— Start SOURCE MATERIAL —

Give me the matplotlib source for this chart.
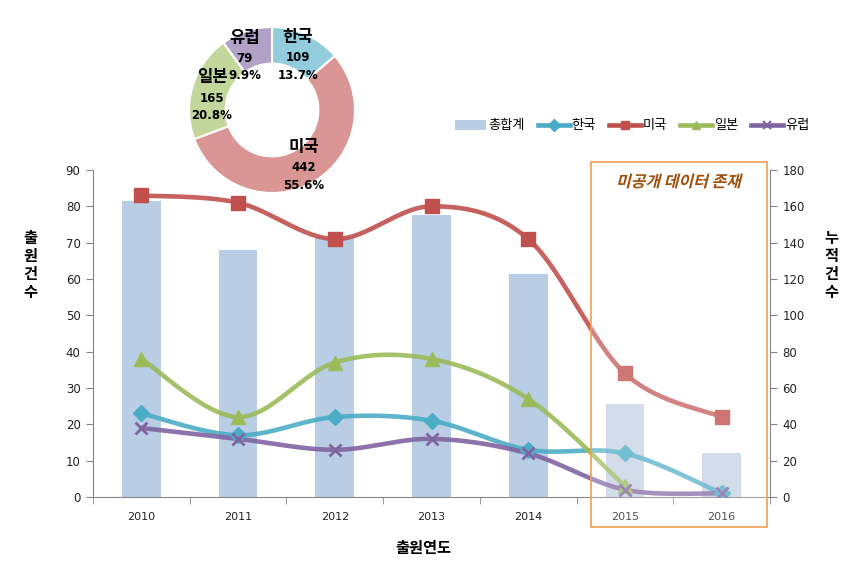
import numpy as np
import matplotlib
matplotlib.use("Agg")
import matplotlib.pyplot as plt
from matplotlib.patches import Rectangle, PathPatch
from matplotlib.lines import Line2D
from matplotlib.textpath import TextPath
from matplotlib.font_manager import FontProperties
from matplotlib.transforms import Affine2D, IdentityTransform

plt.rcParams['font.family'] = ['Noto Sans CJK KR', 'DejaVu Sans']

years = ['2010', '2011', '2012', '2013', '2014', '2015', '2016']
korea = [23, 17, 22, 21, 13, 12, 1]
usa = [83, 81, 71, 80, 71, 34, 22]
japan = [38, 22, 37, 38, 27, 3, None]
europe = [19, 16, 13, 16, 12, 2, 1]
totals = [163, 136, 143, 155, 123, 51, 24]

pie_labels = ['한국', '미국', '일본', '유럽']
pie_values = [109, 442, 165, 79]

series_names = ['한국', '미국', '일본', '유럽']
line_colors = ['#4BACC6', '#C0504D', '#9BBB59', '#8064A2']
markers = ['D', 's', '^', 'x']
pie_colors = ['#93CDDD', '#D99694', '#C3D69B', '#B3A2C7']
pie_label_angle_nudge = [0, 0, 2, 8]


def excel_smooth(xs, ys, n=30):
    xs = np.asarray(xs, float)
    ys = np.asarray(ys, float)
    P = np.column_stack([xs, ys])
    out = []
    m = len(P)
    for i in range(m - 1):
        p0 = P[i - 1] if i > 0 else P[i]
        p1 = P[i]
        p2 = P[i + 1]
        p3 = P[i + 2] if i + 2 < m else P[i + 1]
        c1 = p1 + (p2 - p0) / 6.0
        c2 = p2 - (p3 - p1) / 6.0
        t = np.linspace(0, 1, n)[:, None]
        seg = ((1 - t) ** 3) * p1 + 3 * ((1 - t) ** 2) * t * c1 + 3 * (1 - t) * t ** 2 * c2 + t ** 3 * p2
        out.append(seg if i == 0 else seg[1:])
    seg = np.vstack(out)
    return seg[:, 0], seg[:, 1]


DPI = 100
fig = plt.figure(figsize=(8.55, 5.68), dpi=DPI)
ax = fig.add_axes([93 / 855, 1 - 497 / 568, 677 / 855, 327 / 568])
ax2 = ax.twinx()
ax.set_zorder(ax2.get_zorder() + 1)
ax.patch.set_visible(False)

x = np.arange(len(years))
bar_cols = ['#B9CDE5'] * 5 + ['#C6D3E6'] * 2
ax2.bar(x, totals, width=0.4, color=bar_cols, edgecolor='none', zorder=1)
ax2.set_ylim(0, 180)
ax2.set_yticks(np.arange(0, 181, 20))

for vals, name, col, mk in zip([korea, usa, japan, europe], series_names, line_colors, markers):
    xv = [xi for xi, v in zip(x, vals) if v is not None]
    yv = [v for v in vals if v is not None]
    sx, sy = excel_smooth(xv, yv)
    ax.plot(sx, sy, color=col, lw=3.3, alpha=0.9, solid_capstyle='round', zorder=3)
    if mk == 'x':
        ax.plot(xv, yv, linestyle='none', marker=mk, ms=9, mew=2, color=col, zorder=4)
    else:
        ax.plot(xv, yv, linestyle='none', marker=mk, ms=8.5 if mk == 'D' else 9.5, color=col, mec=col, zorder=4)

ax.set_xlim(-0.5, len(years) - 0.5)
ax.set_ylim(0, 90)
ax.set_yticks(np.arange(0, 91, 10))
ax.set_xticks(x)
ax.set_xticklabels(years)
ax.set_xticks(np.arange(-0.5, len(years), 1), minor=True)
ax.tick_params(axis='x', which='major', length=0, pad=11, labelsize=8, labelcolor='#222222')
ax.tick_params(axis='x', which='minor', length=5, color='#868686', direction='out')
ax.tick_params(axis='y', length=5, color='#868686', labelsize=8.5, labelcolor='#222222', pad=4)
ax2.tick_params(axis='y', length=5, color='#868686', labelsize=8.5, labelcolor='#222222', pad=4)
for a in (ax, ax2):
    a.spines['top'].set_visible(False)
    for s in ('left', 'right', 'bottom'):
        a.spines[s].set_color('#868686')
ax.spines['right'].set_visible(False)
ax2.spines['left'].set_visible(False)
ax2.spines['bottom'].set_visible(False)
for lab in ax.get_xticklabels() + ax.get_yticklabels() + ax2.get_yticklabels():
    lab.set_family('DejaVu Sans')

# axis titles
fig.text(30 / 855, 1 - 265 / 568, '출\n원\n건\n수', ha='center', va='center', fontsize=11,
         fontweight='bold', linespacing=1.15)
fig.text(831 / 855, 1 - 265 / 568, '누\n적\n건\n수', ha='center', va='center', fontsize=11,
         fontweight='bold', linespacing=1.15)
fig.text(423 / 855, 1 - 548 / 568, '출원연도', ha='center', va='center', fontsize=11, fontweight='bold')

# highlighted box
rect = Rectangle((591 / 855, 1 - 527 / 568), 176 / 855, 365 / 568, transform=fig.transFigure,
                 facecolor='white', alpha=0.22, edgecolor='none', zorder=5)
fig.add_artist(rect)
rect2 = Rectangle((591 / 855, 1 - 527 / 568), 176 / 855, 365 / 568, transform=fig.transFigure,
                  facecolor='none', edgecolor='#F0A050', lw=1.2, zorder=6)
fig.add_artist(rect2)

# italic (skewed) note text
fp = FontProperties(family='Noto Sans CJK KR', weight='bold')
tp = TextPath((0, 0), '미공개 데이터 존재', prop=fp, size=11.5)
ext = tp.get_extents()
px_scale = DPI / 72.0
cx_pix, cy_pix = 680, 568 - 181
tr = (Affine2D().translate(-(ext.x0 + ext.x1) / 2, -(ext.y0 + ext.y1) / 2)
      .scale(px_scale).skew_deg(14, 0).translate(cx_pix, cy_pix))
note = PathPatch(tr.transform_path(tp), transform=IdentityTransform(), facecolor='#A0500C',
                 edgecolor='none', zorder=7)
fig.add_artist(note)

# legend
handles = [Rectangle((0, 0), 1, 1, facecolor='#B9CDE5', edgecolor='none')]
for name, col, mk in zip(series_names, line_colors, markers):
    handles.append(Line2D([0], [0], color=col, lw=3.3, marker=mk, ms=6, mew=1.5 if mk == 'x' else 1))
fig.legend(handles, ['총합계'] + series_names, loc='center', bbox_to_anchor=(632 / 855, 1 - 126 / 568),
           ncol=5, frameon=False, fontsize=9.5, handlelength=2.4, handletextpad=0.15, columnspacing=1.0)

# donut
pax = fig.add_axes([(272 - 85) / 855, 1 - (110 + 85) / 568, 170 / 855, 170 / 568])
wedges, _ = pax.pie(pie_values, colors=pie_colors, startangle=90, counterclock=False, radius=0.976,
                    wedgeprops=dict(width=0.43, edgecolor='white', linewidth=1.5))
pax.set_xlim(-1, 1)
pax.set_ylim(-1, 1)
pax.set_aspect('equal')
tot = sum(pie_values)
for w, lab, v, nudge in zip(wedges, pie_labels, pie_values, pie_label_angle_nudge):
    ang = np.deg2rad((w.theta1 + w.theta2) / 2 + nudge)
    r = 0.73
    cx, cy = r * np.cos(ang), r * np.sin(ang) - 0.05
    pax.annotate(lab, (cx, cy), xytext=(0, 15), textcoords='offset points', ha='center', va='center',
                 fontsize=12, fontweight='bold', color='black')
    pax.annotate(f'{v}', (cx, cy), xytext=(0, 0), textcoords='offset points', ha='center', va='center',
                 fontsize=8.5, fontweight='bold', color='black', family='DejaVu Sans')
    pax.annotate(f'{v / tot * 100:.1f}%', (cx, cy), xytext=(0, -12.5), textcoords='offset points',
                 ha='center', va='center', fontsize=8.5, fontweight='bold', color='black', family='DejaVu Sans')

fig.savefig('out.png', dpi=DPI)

— End SOURCE MATERIAL —

### YOUR OBJECTIVE
Make an exact copy of the listing above. Do not include the pictures.

### COMPLETE RESPONSE
Give me the matplotlib source for this chart.
import numpy as np
import matplotlib
matplotlib.use("Agg")
import matplotlib.pyplot as plt
from matplotlib.patches import Rectangle, PathPatch
from matplotlib.lines import Line2D
from matplotlib.textpath import TextPath
from matplotlib.font_manager import FontProperties
from matplotlib.transforms import Affine2D, IdentityTransform

plt.rcParams['font.family'] = ['Noto Sans CJK KR', 'DejaVu Sans']

years = ['2010', '2011', '2012', '2013', '2014', '2015', '2016']
korea = [23, 17, 22, 21, 13, 12, 1]
usa = [83, 81, 71, 80, 71, 34, 22]
japan = [38, 22, 37, 38, 27, 3, None]
europe = [19, 16, 13, 16, 12, 2, 1]
totals = [163, 136, 143, 155, 123, 51, 24]

pie_labels = ['한국', '미국', '일본', '유럽']
pie_values = [109, 442, 165, 79]

series_names = ['한국', '미국', '일본', '유럽']
line_colors = ['#4BACC6', '#C0504D', '#9BBB59', '#8064A2']
markers = ['D', 's', '^', 'x']
pie_colors = ['#93CDDD', '#D99694', '#C3D69B', '#B3A2C7']
pie_label_angle_nudge = [0, 0, 2, 8]


def excel_smooth(xs, ys, n=30):
    xs = np.asarray(xs, float)
    ys = np.asarray(ys, float)
    P = np.column_stack([xs, ys])
    out = []
    m = len(P)
    for i in range(m - 1):
        p0 = P[i - 1] if i > 0 else P[i]
        p1 = P[i]
        p2 = P[i + 1]
        p3 = P[i + 2] if i + 2 < m else P[i + 1]
        c1 = p1 + (p2 - p0) / 6.0
        c2 = p2 - (p3 - p1) / 6.0
        t = np.linspace(0, 1, n)[:, None]
        seg = ((1 - t) ** 3) * p1 + 3 * ((1 - t) ** 2) * t * c1 + 3 * (1 - t) * t ** 2 * c2 + t ** 3 * p2
        out.append(seg if i == 0 else seg[1:])
    seg = np.vstack(out)
    return seg[:, 0], seg[:, 1]


DPI = 100
fig = plt.figure(figsize=(8.55, 5.68), dpi=DPI)
ax = fig.add_axes([93 / 855, 1 - 497 / 568, 677 / 855, 327 / 568])
ax2 = ax.twinx()
ax.set_zorder(ax2.get_zorder() + 1)
ax.patch.set_visible(False)

x = np.arange(len(years))
bar_cols = ['#B9CDE5'] * 5 + ['#C6D3E6'] * 2
ax2.bar(x, totals, width=0.4, color=bar_cols, edgecolor='none', zorder=1)
ax2.set_ylim(0, 180)
ax2.set_yticks(np.arange(0, 181, 20))

for vals, name, col, mk in zip([korea, usa, japan, europe], series_names, line_colors, markers):
    xv = [xi for xi, v in zip(x, vals) if v is not None]
    yv = [v for v in vals if v is not None]
    sx, sy = excel_smooth(xv, yv)
    ax.plot(sx, sy, color=col, lw=3.3, alpha=0.9, solid_capstyle='round', zorder=3)
    if mk == 'x':
        ax.plot(xv, yv, linestyle='none', marker=mk, ms=9, mew=2, color=col, zorder=4)
    else:
        ax.plot(xv, yv, linestyle='none', marker=mk, ms=8.5 if mk == 'D' else 9.5, color=col, mec=col, zorder=4)

ax.set_xlim(-0.5, len(years) - 0.5)
ax.set_ylim(0, 90)
ax.set_yticks(np.arange(0, 91, 10))
ax.set_xticks(x)
ax.set_xticklabels(years)
ax.set_xticks(np.arange(-0.5, len(years), 1), minor=True)
ax.tick_params(axis='x', which='major', length=0, pad=11, labelsize=8, labelcolor='#222222')
ax.tick_params(axis='x', which='minor', length=5, color='#868686', direction='out')
ax.tick_params(axis='y', length=5, color='#868686', labelsize=8.5, labelcolor='#222222', pad=4)
ax2.tick_params(axis='y', length=5, color='#868686', labelsize=8.5, labelcolor='#222222', pad=4)
for a in (ax, ax2):
    a.spines['top'].set_visible(False)
    for s in ('left', 'right', 'bottom'):
        a.spines[s].set_color('#868686')
ax.spines['right'].set_visible(False)
ax2.spines['left'].set_visible(False)
ax2.spines['bottom'].set_visible(False)
for lab in ax.get_xticklabels() + ax.get_yticklabels() + ax2.get_yticklabels():
    lab.set_family('DejaVu Sans')

# axis titles
fig.text(30 / 855, 1 - 265 / 568, '출\n원\n건\n수', ha='center', va='center', fontsize=11,
         fontweight='bold', linespacing=1.15)
fig.text(831 / 855, 1 - 265 / 568, '누\n적\n건\n수', ha='center', va='center', fontsize=11,
         fontweight='bold', linespacing=1.15)
fig.text(423 / 855, 1 - 548 / 568, '출원연도', ha='center', va='center', fontsize=11, fontweight='bold')

# highlighted box
rect = Rectangle((591 / 855, 1 - 527 / 568), 176 / 855, 365 / 568, transform=fig.transFigure,
                 facecolor='white', alpha=0.22, edgecolor='none', zorder=5)
fig.add_artist(rect)
rect2 = Rectangle((591 / 855, 1 - 527 / 568), 176 / 855, 365 / 568, transform=fig.transFigure,
                  facecolor='none', edgecolor='#F0A050', lw=1.2, zorder=6)
fig.add_artist(rect2)

# italic (skewed) note text
fp = FontProperties(family='Noto Sans CJK KR', weight='bold')
tp = TextPath((0, 0), '미공개 데이터 존재', prop=fp, size=11.5)
ext = tp.get_extents()
px_scale = DPI / 72.0
cx_pix, cy_pix = 680, 568 - 181
tr = (Affine2D().translate(-(ext.x0 + ext.x1) / 2, -(ext.y0 + ext.y1) / 2)
      .scale(px_scale).skew_deg(14, 0).translate(cx_pix, cy_pix))
note = PathPatch(tr.transform_path(tp), transform=IdentityTransform(), facecolor='#A0500C',
                 edgecolor='none', zorder=7)
fig.add_artist(note)

# legend
handles = [Rectangle((0, 0), 1, 1, facecolor='#B9CDE5', edgecolor='none')]
for name, col, mk in zip(series_names, line_colors, markers):
    handles.append(Line2D([0], [0], color=col, lw=3.3, marker=mk, ms=6, mew=1.5 if mk == 'x' else 1))
fig.legend(handles, ['총합계'] + series_names, loc='center', bbox_to_anchor=(632 / 855, 1 - 126 / 568),
           ncol=5, frameon=False, fontsize=9.5, handlelength=2.4, handletextpad=0.15, columnspacing=1.0)

# donut
pax = fig.add_axes([(272 - 85) / 855, 1 - (110 + 85) / 568, 170 / 855, 170 / 568])
wedges, _ = pax.pie(pie_values, colors=pie_colors, startangle=90, counterclock=False, radius=0.976,
                    wedgeprops=dict(width=0.43, edgecolor='white', linewidth=1.5))
pax.set_xlim(-1, 1)
pax.set_ylim(-1, 1)
pax.set_aspect('equal')
tot = sum(pie_values)
for w, lab, v, nudge in zip(wedges, pie_labels, pie_values, pie_label_angle_nudge):
    ang = np.deg2rad((w.theta1 + w.theta2) / 2 + nudge)
    r = 0.73
    cx, cy = r * np.cos(ang), r * np.sin(ang) - 0.05
    pax.annotate(lab, (cx, cy), xytext=(0, 15), textcoords='offset points', ha='center', va='center',
                 fontsize=12, fontweight='bold', color='black')
    pax.annotate(f'{v}', (cx, cy), xytext=(0, 0), textcoords='offset points', ha='center', va='center',
                 fontsize=8.5, fontweight='bold', color='black', family='DejaVu Sans')
    pax.annotate(f'{v / tot * 100:.1f}%', (cx, cy), xytext=(0, -12.5), textcoords='offset points',
                 ha='center', va='center', fontsize=8.5, fontweight='bold', color='black', family='DejaVu Sans')

fig.savefig('out.png', dpi=DPI)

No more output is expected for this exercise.